» EXERCISE INSTRUCTIONS:
From the first line of the listing below, retype each line up to and including the one with "import pandas as pd"; pictures stay out.

» INFORMATION SUPPLIED:
* Begin *

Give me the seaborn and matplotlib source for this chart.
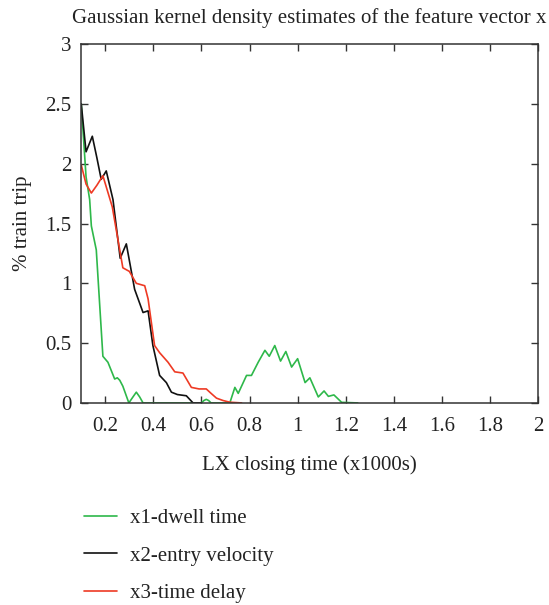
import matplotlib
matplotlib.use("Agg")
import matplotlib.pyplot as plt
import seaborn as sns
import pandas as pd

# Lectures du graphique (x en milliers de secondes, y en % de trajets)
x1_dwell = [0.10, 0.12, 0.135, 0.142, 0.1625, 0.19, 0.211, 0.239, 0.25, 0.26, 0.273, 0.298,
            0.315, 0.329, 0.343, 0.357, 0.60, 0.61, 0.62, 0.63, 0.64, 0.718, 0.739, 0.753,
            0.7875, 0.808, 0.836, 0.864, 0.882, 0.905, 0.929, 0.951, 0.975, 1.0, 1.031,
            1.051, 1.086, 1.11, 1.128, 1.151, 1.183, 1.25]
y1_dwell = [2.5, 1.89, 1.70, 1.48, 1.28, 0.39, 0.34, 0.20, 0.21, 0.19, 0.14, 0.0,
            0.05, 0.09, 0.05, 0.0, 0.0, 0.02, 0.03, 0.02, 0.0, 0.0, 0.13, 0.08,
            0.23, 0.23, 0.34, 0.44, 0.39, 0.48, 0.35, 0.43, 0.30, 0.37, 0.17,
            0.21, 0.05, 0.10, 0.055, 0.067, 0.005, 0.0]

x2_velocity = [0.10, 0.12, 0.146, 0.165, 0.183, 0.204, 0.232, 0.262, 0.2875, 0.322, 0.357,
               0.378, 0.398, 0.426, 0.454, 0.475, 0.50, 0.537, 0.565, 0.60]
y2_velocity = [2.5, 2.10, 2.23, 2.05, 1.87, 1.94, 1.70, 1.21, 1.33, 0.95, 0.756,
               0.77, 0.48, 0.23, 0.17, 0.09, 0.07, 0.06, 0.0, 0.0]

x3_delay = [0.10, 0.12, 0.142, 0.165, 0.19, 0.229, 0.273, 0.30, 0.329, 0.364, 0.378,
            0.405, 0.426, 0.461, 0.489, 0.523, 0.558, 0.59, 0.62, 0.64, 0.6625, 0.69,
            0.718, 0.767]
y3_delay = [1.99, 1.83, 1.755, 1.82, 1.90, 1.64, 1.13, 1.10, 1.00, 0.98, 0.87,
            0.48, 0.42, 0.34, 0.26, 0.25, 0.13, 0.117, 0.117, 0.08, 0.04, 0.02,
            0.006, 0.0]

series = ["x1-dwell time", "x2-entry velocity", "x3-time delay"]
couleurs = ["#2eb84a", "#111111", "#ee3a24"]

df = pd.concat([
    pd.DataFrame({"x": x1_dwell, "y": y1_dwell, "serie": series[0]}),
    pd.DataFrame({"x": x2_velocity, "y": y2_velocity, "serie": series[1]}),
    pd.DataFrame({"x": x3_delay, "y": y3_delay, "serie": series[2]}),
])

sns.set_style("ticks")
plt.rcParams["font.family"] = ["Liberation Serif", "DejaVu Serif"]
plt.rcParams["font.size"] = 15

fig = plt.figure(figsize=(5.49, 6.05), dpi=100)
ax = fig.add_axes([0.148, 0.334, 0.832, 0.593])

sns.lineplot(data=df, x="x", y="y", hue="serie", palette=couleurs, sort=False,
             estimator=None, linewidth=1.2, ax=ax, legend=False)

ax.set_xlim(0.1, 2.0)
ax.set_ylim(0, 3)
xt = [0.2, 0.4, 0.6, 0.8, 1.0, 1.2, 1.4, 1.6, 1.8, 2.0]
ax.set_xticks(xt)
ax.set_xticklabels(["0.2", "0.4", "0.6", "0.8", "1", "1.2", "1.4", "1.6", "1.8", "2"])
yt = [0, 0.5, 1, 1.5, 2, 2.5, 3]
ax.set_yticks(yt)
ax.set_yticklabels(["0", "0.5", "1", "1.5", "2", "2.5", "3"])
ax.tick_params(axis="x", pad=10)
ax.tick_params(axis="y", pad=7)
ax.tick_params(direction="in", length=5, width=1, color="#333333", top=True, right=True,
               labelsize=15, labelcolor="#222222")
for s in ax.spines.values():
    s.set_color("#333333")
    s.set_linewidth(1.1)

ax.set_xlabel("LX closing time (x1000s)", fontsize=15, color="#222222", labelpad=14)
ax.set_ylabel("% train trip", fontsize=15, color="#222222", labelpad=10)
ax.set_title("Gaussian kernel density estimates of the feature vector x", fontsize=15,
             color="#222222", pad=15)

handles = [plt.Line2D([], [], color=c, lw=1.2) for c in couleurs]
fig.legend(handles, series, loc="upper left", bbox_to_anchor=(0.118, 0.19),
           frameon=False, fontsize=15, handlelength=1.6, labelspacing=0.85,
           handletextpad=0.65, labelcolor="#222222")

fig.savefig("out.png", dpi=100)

* End *

» OUTPUT OF THE TASK:
Give me the seaborn and matplotlib source for this chart.
import matplotlib
matplotlib.use("Agg")
import matplotlib.pyplot as plt
import seaborn as sns
import pandas as pd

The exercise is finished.